Industries where product innovation has been a key driving force include copying equipment, cameras and photographic equipment, computers, electronic video games, toys, soft drinks( sugar-free and caffeine-free), beer (low calorie), and cigarettes (low-tar, low nicotine).
(iv) Process innovation
Frequent and important technological advances in manufacturing methods can likewise have a powerful impact on an industry. Rapid changes in manufacturing technology can dramatically alter unit costs, capital requirements, minimum efficient plant sizes, the desirability of vertical integration, and learning curve effects. All of these are capable of producing important changes in how large a firm needs to be and how many efficient- sized firms the market can support.
(v) Marketing innovation
The new ways that firms discover to market their products can sometimes revolutionize an industry. The use of a different advertising medium, introduction of new advertising themes, discovery of new points of difference among products that can be exploited, the use of new distribution channels can widen demand, increase product differentiation, and /or lower unit costs, thus setting in motion new forces to alter the industry and the strategies of participant firms.

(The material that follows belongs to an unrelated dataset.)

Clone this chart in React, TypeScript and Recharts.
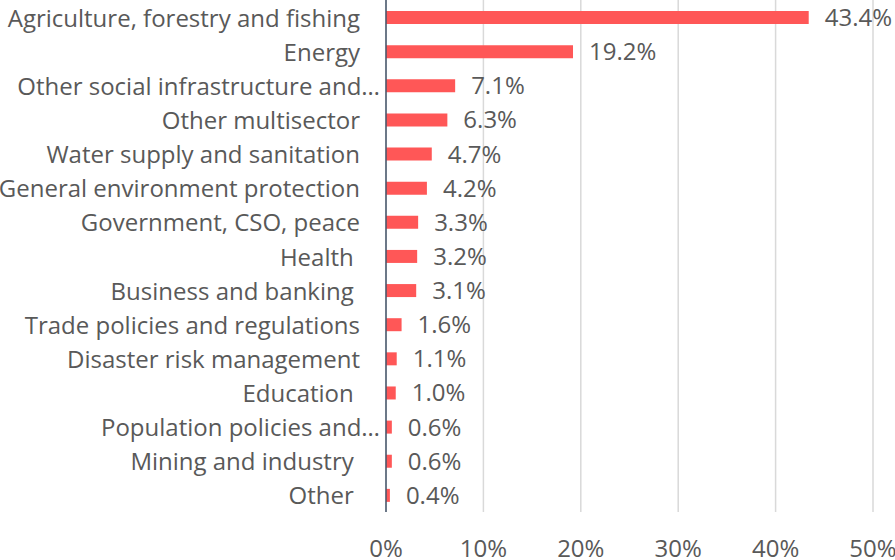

(vi) Entry and exit of major firms
When an established firm from another industry enters a new market, it usually brings with it new ideas and perceptions about how its skills and resources can be innovatively applied. Hence the entry of a large and different type of firm can result in a “new ballgame” with new rules for competing and new key players.
Similarly, exit of a major firm changes industry structure by reducing the number of market leaders and perhaps increasing the dominance of the leaders who remain.
(vii) Diffusion of proprietary knowledge
As a technology becomes more established and knowledge about it spreads through the conduits of rival firms, suppliers, distributors, and customers, the advantage held by firms with proprietary technology erodes. This makes it easier for new competitors to spring up and, also, for suppliers or customers to integrate vertically into the industry.